# [EXERCISE]
Repeat the listing that follows, character for character, minus the pictures.

# [RAW DATA]
########
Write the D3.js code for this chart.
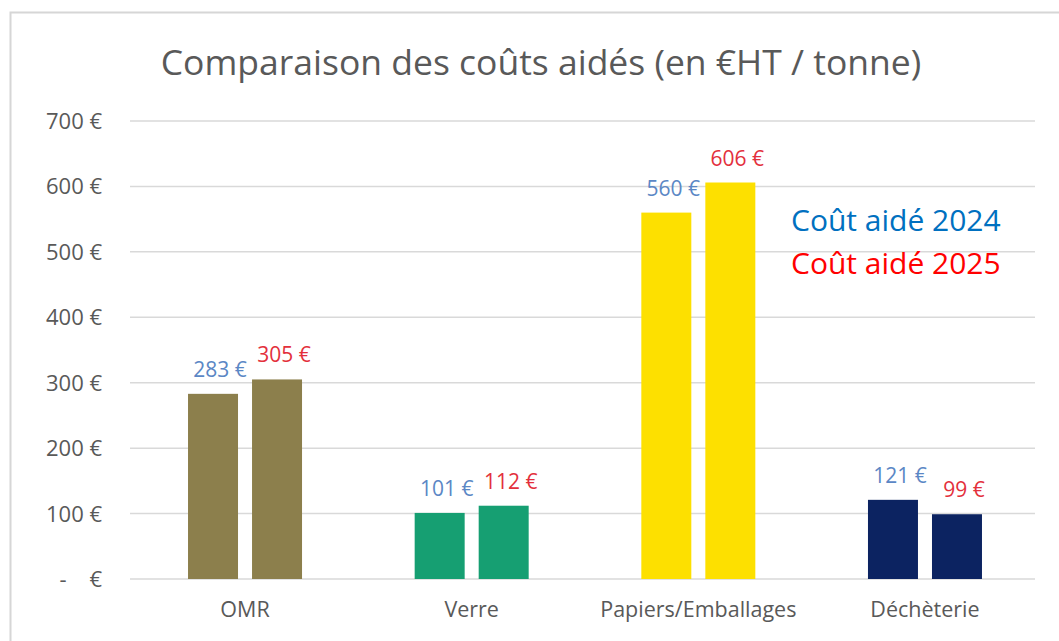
<!DOCTYPE html>
<html>
<head>
<meta charset="utf-8">
<script src="https://cdn.jsdelivr.net/npm/d3@7"></script>
<style>
  html, body { margin: 0; padding: 0; background: #fff; }
  svg { display: block; }
  text { font-family: "Open Sans", "Noto Sans", sans-serif; }
</style>
</head>
<body>
<svg id="chart" width="1059" height="641"></svg>
<script>
// Aided cost per tonne (€ HT), by waste stream
const categories = ["OMR", "Verre", "Papiers/Emballages", "Déchèterie"];
const values2024 = [283, 101, 560, 121];
const values2025 = [305, 112, 606, 99];
const seriesNames = ["Coût aidé 2024", "Coût aidé 2025"];
const yTicks = [0, 100, 200, 300, 400, 500, 600, 700];
const barColors = ["#8c7f4c", "#169f72", "#fde000", "#0c2361"];
const labelColors = ["#5b87c5", "#e3303c"];
const legendColors = ["#0070c0", "#ff0000"];

const svg = d3.select("#chart");
const W = 1059, H = 641;
const plot = { left: 130, right: 1040, gridRight: 1035, top: 121, bottom: 579 };

// outer chart frame
svg.append("rect")
  .attr("x", 10.5).attr("y", 12.5)
  .attr("width", 1070).attr("height", 660)
  .attr("fill", "#fff").attr("stroke", "#d6d6d6").attr("stroke-width", 2);

const x = d3.scaleBand()
  .domain(categories)
  .range([plot.left, plot.right])
  .paddingInner(0.497).paddingOuter(0.256);

const x1 = d3.scaleBand()
  .domain([0, 1])
  .range([0, x.bandwidth()])
  .paddingInner(0.219);

const y = d3.scaleLinear()
  .domain([0, 700])
  .range([plot.bottom, plot.top]);

// gridlines
svg.append("g")
  .selectAll("line")
  .data(yTicks)
  .join("line")
  .attr("x1", plot.left).attr("x2", plot.gridRight)
  .attr("y1", d => y(d)).attr("y2", d => y(d))
  .attr("stroke", "#d9d9d9").attr("stroke-width", 1.5);

// y axis labels (accounting format)
const yAxis = svg.append("g")
  .attr("transform", `translate(102,0)`)
  .call(d3.axisLeft(y).tickValues(yTicks).tickSize(0).tickPadding(0)
    .tickFormat(d => d === 0 ? "-    €" : d + " €"));
yAxis.select(".domain").remove();
yAxis.selectAll("text")
  .attr("fill", "#595959")
  .attr("dy", "0.34em")
  .style("font-size", "22px")
  .style("font-family", "'Open Sans', sans-serif")
  .style("white-space", "pre");

// x axis category labels
const xAxis = svg.append("g")
  .attr("transform", `translate(0,${plot.bottom})`)
  .call(d3.axisBottom(x).tickSize(0).tickPadding(23));
xAxis.select(".domain").remove();
xAxis.selectAll("text")
  .attr("fill", "#595959")
  .style("font-size", "21.5px")
  .style("font-family", "'Open Sans', sans-serif");

// bars
const rows = categories.map((c, i) => ({
  cat: c, idx: i, vals: [values2024[i], values2025[i]]
}));

const groups = svg.append("g")
  .selectAll("g")
  .data(rows)
  .join("g")
  .attr("transform", d => `translate(${x(d.cat)},0)`);

groups.selectAll("rect")
  .data(d => d.vals.map((v, s) => ({ v, s, idx: d.idx })))
  .join("rect")
  .attr("x", d => x1(d.s))
  .attr("width", x1.bandwidth())
  .attr("y", d => y(d.v))
  .attr("height", d => y(0) - y(d.v))
  .attr("fill", d => barColors[d.idx]);

// value labels
groups.selectAll("text.val")
  .data(d => d.vals.map((v, s) => ({ v, s, idx: d.idx })))
  .join("text")
  .attr("class", "val")
  .attr("x", d => x1(d.s) + x1.bandwidth() / 2 + 7)
  .attr("y", d => y(d.v) - 17)
  .attr("text-anchor", "middle")
  .attr("fill", d => labelColors[d.s])
  .style("font-size", "21px")
  .text(d => d.v + " €");

// title
svg.append("text")
  .attr("x", 541).attr("y", 75)
  .attr("text-anchor", "middle")
  .attr("fill", "#595959")
  .style("font-size", "35.5px")
  .text("Comparaison des coûts aidés (en €HT / tonne)");

// legend
svg.append("g")
  .selectAll("text")
  .data(seriesNames)
  .join("text")
  .attr("x", 791)
  .attr("y", (d, i) => 231 + i * 43)
  .attr("fill", (d, i) => legendColors[i])
  .style("font-size", "30px")
  .text(d => d);
</script>
</body>
</html>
########
# [WRITTEN REPLY]
Write the D3.js code for this chart.
<!DOCTYPE html>
<html>
<head>
<meta charset="utf-8">
<script src="https://cdn.jsdelivr.net/npm/d3@7"></script>
<style>
  html, body { margin: 0; padding: 0; background: #fff; }
  svg { display: block; }
  text { font-family: "Open Sans", "Noto Sans", sans-serif; }
</style>
</head>
<body>
<svg id="chart" width="1059" height="641"></svg>
<script>
// Aided cost per tonne (€ HT), by waste stream
const categories = ["OMR", "Verre", "Papiers/Emballages", "Déchèterie"];
const values2024 = [283, 101, 560, 121];
const values2025 = [305, 112, 606, 99];
const seriesNames = ["Coût aidé 2024", "Coût aidé 2025"];
const yTicks = [0, 100, 200, 300, 400, 500, 600, 700];
const barColors = ["#8c7f4c", "#169f72", "#fde000", "#0c2361"];
const labelColors = ["#5b87c5", "#e3303c"];
const legendColors = ["#0070c0", "#ff0000"];

const svg = d3.select("#chart");
const W = 1059, H = 641;
const plot = { left: 130, right: 1040, gridRight: 1035, top: 121, bottom: 579 };

// outer chart frame
svg.append("rect")
  .attr("x", 10.5).attr("y", 12.5)
  .attr("width", 1070).attr("height", 660)
  .attr("fill", "#fff").attr("stroke", "#d6d6d6").attr("stroke-width", 2);

const x = d3.scaleBand()
  .domain(categories)
  .range([plot.left, plot.right])
  .paddingInner(0.497).paddingOuter(0.256);

const x1 = d3.scaleBand()
  .domain([0, 1])
  .range([0, x.bandwidth()])
  .paddingInner(0.219);

const y = d3.scaleLinear()
  .domain([0, 700])
  .range([plot.bottom, plot.top]);

// gridlines
svg.append("g")
  .selectAll("line")
  .data(yTicks)
  .join("line")
  .attr("x1", plot.left).attr("x2", plot.gridRight)
  .attr("y1", d => y(d)).attr("y2", d => y(d))
  .attr("stroke", "#d9d9d9").attr("stroke-width", 1.5);

// y axis labels (accounting format)
const yAxis = svg.append("g")
  .attr("transform", `translate(102,0)`)
  .call(d3.axisLeft(y).tickValues(yTicks).tickSize(0).tickPadding(0)
    .tickFormat(d => d === 0 ? "-    €" : d + " €"));
yAxis.select(".domain").remove();
yAxis.selectAll("text")
  .attr("fill", "#595959")
  .attr("dy", "0.34em")
  .style("font-size", "22px")
  .style("font-family", "'Open Sans', sans-serif")
  .style("white-space", "pre");

// x axis category labels
const xAxis = svg.append("g")
  .attr("transform", `translate(0,${plot.bottom})`)
  .call(d3.axisBottom(x).tickSize(0).tickPadding(23));
xAxis.select(".domain").remove();
xAxis.selectAll("text")
  .attr("fill", "#595959")
  .style("font-size", "21.5px")
  .style("font-family", "'Open Sans', sans-serif");

// bars
const rows = categories.map((c, i) => ({
  cat: c, idx: i, vals: [values2024[i], values2025[i]]
}));

const groups = svg.append("g")
  .selectAll("g")
  .data(rows)
  .join("g")
  .attr("transform", d => `translate(${x(d.cat)},0)`);

groups.selectAll("rect")
  .data(d => d.vals.map((v, s) => ({ v, s, idx: d.idx })))
  .join("rect")
  .attr("x", d => x1(d.s))
  .attr("width", x1.bandwidth())
  .attr("y", d => y(d.v))
  .attr("height", d => y(0) - y(d.v))
  .attr("fill", d => barColors[d.idx]);

// value labels
groups.selectAll("text.val")
  .data(d => d.vals.map((v, s) => ({ v, s, idx: d.idx })))
  .join("text")
  .attr("class", "val")
  .attr("x", d => x1(d.s) + x1.bandwidth() / 2 + 7)
  .attr("y", d => y(d.v) - 17)
  .attr("text-anchor", "middle")
  .attr("fill", d => labelColors[d.s])
  .style("font-size", "21px")
  .text(d => d.v + " €");

// title
svg.append("text")
  .attr("x", 541).attr("y", 75)
  .attr("text-anchor", "middle")
  .attr("fill", "#595959")
  .style("font-size", "35.5px")
  .text("Comparaison des coûts aidés (en €HT / tonne)");

// legend
svg.append("g")
  .selectAll("text")
  .data(seriesNames)
  .join("text")
  .attr("x", 791)
  .attr("y", (d, i) => 231 + i * 43)
  .attr("fill", (d, i) => legendColors[i])
  .style("font-size", "30px")
  .text(d => d);
</script>
</body>
</html>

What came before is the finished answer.